Lawyers were in the vanguard of the agitation. Holding aloft pictures of Prabakaran, they took out rallies, formed human chains, went on a fast or tried to picket Central government offices. There were self-immolations too. Mani in Cuddalore and Vikram in Chennai set fire to themselves, demanding justice for Sri Lankan Tamils.

“The widespread students’ agitation brought the gravity of the situation in Sri Lanka to the notice of even the apolitical sections of society,” said R. Ramasubramanian, a political analyst. “This is a big victory for the agitation.”

There were a couple of shameful incidents too; Buddhist monks from Sri Lanka were assaulted inside the Brihadisvara temple at Thanjavur and at the Central railway station in Chennai.

On March 27, Jayalalithaa appealed to the students to give up their agitation and concentrate on their studies. On that day, the Assembly passed a resolution pressing for an international investigation into the “genocide” of Tamils and the war crimes on the island; an economic embargo on Sri Lanka; and a referendum, to be held among the Tamils on the island and the Tamil diaspora, on the formation of a “Tamil Eelam”. While Karthick thanked her for the resolution, he asserted that the students would continue their agitation until the demands raised in the resolution were met.

The agitations pushed into the background two incidents of Sri Lanka Navy personnel attacking Tamil Nadu fishermen on March 19 and 20 in the Palk Bay. In the first incident, eight fishermen from Pudukottai district were assaulted with iron pipes. In the second, six fishermen from Nambiar Nagar, Nagapattinam district, were attacked with swords. Four of them had deep gashes on their hands and legs. In two other incidents on March 13 and 14, the Sri Lanka Navy detained 53 fishermen from their nine mechanised boats.

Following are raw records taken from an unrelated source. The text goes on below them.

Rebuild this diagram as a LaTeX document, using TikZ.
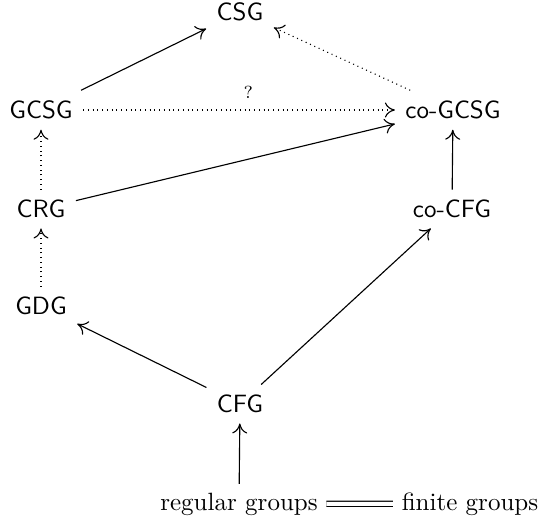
\documentclass[tikz,border=0pt]{standalone}
\usetikzlibrary{arrows.meta}
\begin{document}
\begin{tikzpicture}[x=0.4pt,y=-0.4pt,
  cls/.style={font=\sffamily, inner sep=4pt},
  arr/.style={-{Computer Modern Rightarrow[length=4pt,width=6pt]}, line width=0.45pt},
  dotarr/.style={arr, dash pattern=on 0.4pt off 1.5pt}]
\useasboundingbox (0,0) rectangle (549,521);
\node[cls] (csg) at (240,12) {CSG};
\node[cls] (gcsg) at (41,110) {GCSG};
\node[cls] (cogcsg) at (453,110) {co-GCSG};
\node[cls] (crg) at (41,209) {CRG};
\node[cls] (cocfg) at (452,209) {co-CFG};
\node[cls] (gdg) at (41,306) {GDG};
\node[cls] (cfg) at (240,404) {CFG};
\node[anchor=base] (reg) at (239,510) {regular groups};
\node[anchor=base] (fin) at (470,510) {finite groups};
\draw[arr] (gcsg) -- (csg);
\draw[dotarr] (cogcsg) -- (csg);
\draw[dotarr] (gcsg) -- node[above, pos=0.53, font=\scriptsize, yshift=1pt] (q) {?} (cogcsg);
\draw[arr] (crg) -- (cogcsg);
\draw[dotarr] (crg) -- (gcsg);
\draw[arr] (cocfg) -- (cogcsg);
\draw[dotarr] (gdg) -- (crg);
\draw[arr] (cfg) -- (gdg);
\draw[arr] (cfg) -- (cocfg);
\draw[arr] (reg) -- (cfg);
\draw[double, double distance=1.6pt, line width=0.45pt] (reg) -- (fin);
\end{tikzpicture}
\end{document}
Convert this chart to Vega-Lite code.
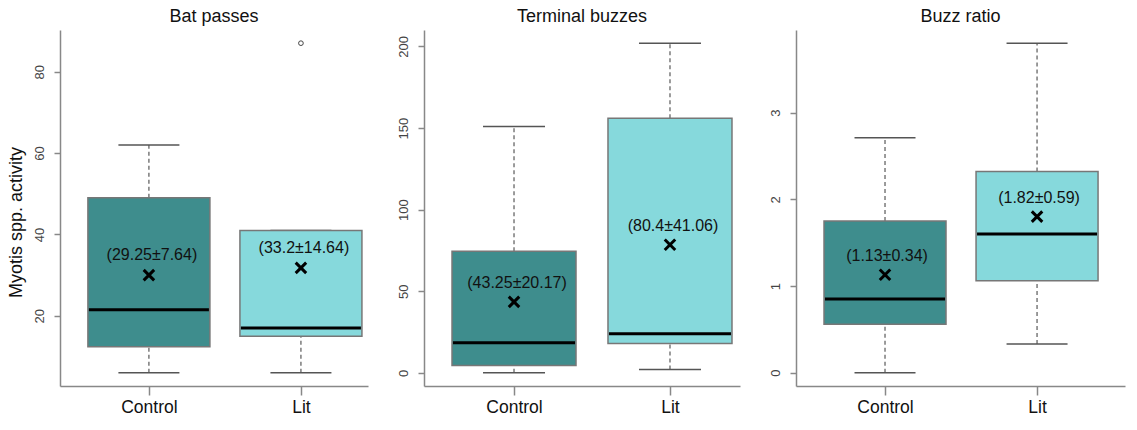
{
  "$schema": "https://vega.github.io/schema/vega-lite/v6.json",
  "padding": {"left": 6, "top": 8, "right": 5, "bottom": 5},
  "spacing": 29,
  "config": {
    "font": "Liberation Sans",
    "view": {"stroke": null},
    "axis": {"grid": false, "domainColor": "#888", "domainWidth": 1.5, "tickColor": "#888", "tickWidth": 1.5, "labelFont": "Liberation Sans", "titleFont": "Liberation Sans"},
    "title": {"font": "Liberation Sans", "fontSize": 18, "fontWeight": "normal", "color": "#111", "offset": 0}
  },
  "datasets": {
    "bat": [
      {"group": "Control", "min": 6, "q1": 12.4, "median": 21.5, "q3": 49, "max": 62, "mean": 30, "label": "(29.25±7.64)"},
      {"group": "Lit", "min": 6, "q1": 15, "median": 17, "q3": 41, "max": 41, "mean": 31.8, "label": "(33.2±14.64)"}
    ],
    "batOut": [
      {"group": "Lit", "value": 87}
    ],
    "buzz": [
      {"group": "Control", "min": 0, "q1": 4.5, "median": 18.5, "q3": 74.5, "max": 151, "mean": 43.5, "label": "(43.25±20.17)"},
      {"group": "Lit", "min": 2, "q1": 18, "median": 24, "q3": 156, "max": 202, "mean": 78.5, "label": "(80.4±41.06)"}
    ],
    "ratio": [
      {"group": "Control", "min": 0, "q1": 0.56, "median": 0.85, "q3": 1.75, "max": 2.71, "mean": 1.13, "label": "(1.13±0.34)"},
      {"group": "Lit", "min": 0.33, "q1": 1.06, "median": 1.6, "q3": 2.32, "max": 3.8, "mean": 1.8, "label": "(1.82±0.59)"}
    ]
  },
  "hconcat": [
    {
      "width": 308, "height": 356,
      "title": {"text": "Bat passes"},
      "encoding": {
        "x": {"field": "group", "type": "nominal", "sort": ["Control", "Lit"],
              "scale": {"type": "point", "padding": 0.513, "align": 0.57},
              "axis": {"title": null, "labelAngle": 0, "labelFontSize": 17.5, "labelColor": "#111", "tickSize": 9, "labelPadding": 3}}
      },
      "layer": [
        {"data": {"name": "bat"}, "mark": {"type": "rule", "color": "#666", "strokeDash": [4, 3], "strokeWidth": 1.3},
         "encoding": {"y": {"field": "q3", "type": "quantitative",
            "scale": {"domain": [2.76, 90.24], "nice": false, "zero": false},
            "axis": {"values": [20, 40, 60, 80], "format": "d", "labelAngle": -90, "labelFontSize": 13, "labelColor": "#444", "tickSize": 6, "labelPadding": 8,
                     "title": "Myotis spp. activity", "titleFontSize": 18, "titleFontWeight": "normal", "titleColor": "#111", "titlePadding": 8, "titleY": 192}},
            "y2": {"field": "max"}}},
        {"data": {"name": "bat"}, "mark": {"type": "rule", "color": "#666", "strokeDash": [4, 3], "strokeWidth": 1.3},
         "encoding": {"y": {"field": "min", "type": "quantitative"}, "y2": {"field": "q1"}}},
        {"data": {"name": "bat"}, "mark": {"type": "tick", "color": "#555", "size": 61, "thickness": 1.5, "opacity": 1},
         "encoding": {"y": {"field": "max", "type": "quantitative"}}},
        {"data": {"name": "bat"}, "mark": {"type": "tick", "color": "#555", "size": 61, "thickness": 1.5, "opacity": 1},
         "encoding": {"y": {"field": "min", "type": "quantitative"}}},
        {"data": {"name": "bat"}, "mark": {"type": "bar", "width": 122, "stroke": "#777", "strokeWidth": 1.5, "opacity": 1},
         "encoding": {"y": {"field": "q1", "type": "quantitative"}, "y2": {"field": "q3"},
            "fill": {"field": "group", "type": "nominal", "scale": {"domain": ["Control", "Lit"], "range": ["#3e8d8d", "#86d9dc"]}, "legend": null}}},
        {"data": {"name": "bat"}, "mark": {"type": "tick", "color": "#000", "size": 120, "thickness": 3, "opacity": 1},
         "encoding": {"y": {"field": "median", "type": "quantitative"}}},
        {"data": {"name": "bat"}, "mark": {"type": "point", "shape": "M-1,-1L1,1M-1,1L1,-1", "filled": false, "stroke": "#000", "strokeWidth": 3, "size": 110, "opacity": 1},
         "encoding": {"y": {"field": "mean", "type": "quantitative"}}},
        {"data": {"name": "bat"}, "mark": {"type": "text", "fontSize": 16, "color": "#111", "dy": -20, "dx": 3},
         "encoding": {"y": {"field": "mean", "type": "quantitative"}, "text": {"field": "label"}}},
        {"data": {"name": "batOut"}, "mark": {"type": "point", "shape": "circle", "filled": false, "stroke": "#444", "strokeWidth": 1, "size": 22, "opacity": 1},
         "encoding": {"y": {"field": "value", "type": "quantitative"}}}
      ]
    },
    {
      "width": 316, "height": 356,
      "title": {"text": "Terminal buzzes"},
      "encoding": {
        "x": {"field": "group", "type": "nominal", "sort": ["Control", "Lit"],
              "scale": {"type": "point", "padding": 0.513, "align": 0.5625},
              "axis": {"title": null, "labelAngle": 0, "labelFontSize": 17.5, "labelColor": "#111", "tickSize": 9, "labelPadding": 3}}
      },
      "layer": [
        {"data": {"name": "buzz"}, "mark": {"type": "rule", "color": "#666", "strokeDash": [4, 3], "strokeWidth": 1.3},
         "encoding": {"y": {"field": "q3", "type": "quantitative",
            "scale": {"domain": [-8.08, 210.08], "nice": false, "zero": false},
            "axis": {"values": [0, 50, 100, 150, 200], "format": "d", "labelAngle": -90, "labelFontSize": 13, "labelColor": "#444", "tickSize": 6, "labelPadding": 8, "title": null}},
            "y2": {"field": "max"}}},
        {"data": {"name": "buzz"}, "mark": {"type": "rule", "color": "#666", "strokeDash": [4, 3], "strokeWidth": 1.3},
         "encoding": {"y": {"field": "min", "type": "quantitative"}, "y2": {"field": "q1"}}},
        {"data": {"name": "buzz"}, "mark": {"type": "tick", "color": "#555", "size": 62, "thickness": 1.5, "opacity": 1},
         "encoding": {"y": {"field": "max", "type": "quantitative"}}},
        {"data": {"name": "buzz"}, "mark": {"type": "tick", "color": "#555", "size": 62, "thickness": 1.5, "opacity": 1},
         "encoding": {"y": {"field": "min", "type": "quantitative"}}},
        {"data": {"name": "buzz"}, "mark": {"type": "bar", "width": 124, "stroke": "#777", "strokeWidth": 1.5, "opacity": 1},
         "encoding": {"y": {"field": "q1", "type": "quantitative"}, "y2": {"field": "q3"},
            "fill": {"field": "group", "type": "nominal", "scale": {"domain": ["Control", "Lit"], "range": ["#3e8d8d", "#86d9dc"]}, "legend": null}}},
        {"data": {"name": "buzz"}, "mark": {"type": "tick", "color": "#000", "size": 122, "thickness": 3, "opacity": 1},
         "encoding": {"y": {"field": "median", "type": "quantitative"}}},
        {"data": {"name": "buzz"}, "mark": {"type": "point", "shape": "M-1,-1L1,1M-1,1L1,-1", "filled": false, "stroke": "#000", "strokeWidth": 3, "size": 110, "opacity": 1},
         "encoding": {"y": {"field": "mean", "type": "quantitative"}}},
        {"data": {"name": "buzz"}, "mark": {"type": "text", "fontSize": 16, "color": "#111", "dy": -19, "dx": 3},
         "encoding": {"y": {"field": "mean", "type": "quantitative"}, "text": {"field": "label"}}}
      ]
    },
    {
      "width": 329, "height": 356,
      "title": {"text": "Buzz ratio"},
      "encoding": {
        "x": {"field": "group", "type": "nominal", "sort": ["Control", "Lit"],
              "scale": {"type": "point", "padding": 0.582, "align": 0.503},
              "axis": {"title": null, "labelAngle": 0, "labelFontSize": 17.5, "labelColor": "#111", "tickSize": 9, "labelPadding": 3}}
      },
      "layer": [
        {"data": {"name": "ratio"}, "mark": {"type": "rule", "color": "#666", "strokeDash": [4, 3], "strokeWidth": 1.3},
         "encoding": {"y": {"field": "q3", "type": "quantitative",
            "scale": {"domain": [-0.153, 3.953], "nice": false, "zero": false},
            "axis": {"values": [0, 1, 2, 3], "format": "d", "labelAngle": -90, "labelFontSize": 13, "labelColor": "#444", "tickSize": 6, "labelPadding": 8, "title": null}},
            "y2": {"field": "max"}}},
        {"data": {"name": "ratio"}, "mark": {"type": "rule", "color": "#666", "strokeDash": [4, 3], "strokeWidth": 1.3},
         "encoding": {"y": {"field": "min", "type": "quantitative"}, "y2": {"field": "q1"}}},
        {"data": {"name": "ratio"}, "mark": {"type": "tick", "color": "#555", "size": 61, "thickness": 1.5, "opacity": 1},
         "encoding": {"y": {"field": "max", "type": "quantitative"}}},
        {"data": {"name": "ratio"}, "mark": {"type": "tick", "color": "#555", "size": 61, "thickness": 1.5, "opacity": 1},
         "encoding": {"y": {"field": "min", "type": "quantitative"}}},
        {"data": {"name": "ratio"}, "mark": {"type": "bar", "width": 122, "stroke": "#777", "strokeWidth": 1.5, "opacity": 1},
         "encoding": {"y": {"field": "q1", "type": "quantitative"}, "y2": {"field": "q3"},
            "fill": {"field": "group", "type": "nominal", "scale": {"domain": ["Control", "Lit"], "range": ["#3e8d8d", "#86d9dc"]}, "legend": null}}},
        {"data": {"name": "ratio"}, "mark": {"type": "tick", "color": "#000", "size": 120, "thickness": 3, "opacity": 1},
         "encoding": {"y": {"field": "median", "type": "quantitative"}}},
        {"data": {"name": "ratio"}, "mark": {"type": "point", "shape": "M-1,-1L1,1M-1,1L1,-1", "filled": false, "stroke": "#000", "strokeWidth": 3, "size": 110, "opacity": 1},
         "encoding": {"y": {"field": "mean", "type": "quantitative"}}},
        {"data": {"name": "ratio"}, "mark": {"type": "text", "fontSize": 16, "color": "#111", "dy": -19, "dx": 2},
         "encoding": {"y": {"field": "mean", "type": "quantitative"}, "text": {"field": "label"}}}
      ]
    }
  ],
  "resolve": {"scale": {"y": "independent", "x": "independent", "fill": "shared"}}
}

In a letter to Prime Minister Manmohan Singh on March 20, Jayalalithaa said it was disappointing, despite repeated protests from the Tamil Nadu government, that the Centre had taken no strong, deterrent diplomatic initiatives. This had resulted in “even more outrageous, unprovoked and lethal attacks by the Sri Lanka Navy on the Tamil fishermen”. She called the latest incident involving the use of swords and iron rods to attack Tamil Nadu fishermen “an act that is medieval in barbarism”. She told the Prime Minister: “India cannot maintain a pusillanimous equanimity in the face of such repeated, brazen and uncivilised assaults on innocent fishermen belonging to Tamil Nadu, who are also citizens of India”. She, therefore, wanted him to take proactive steps to stop these “unabated brutal attacks” and arrests of “our innocent Tamil Nadu fishermen”.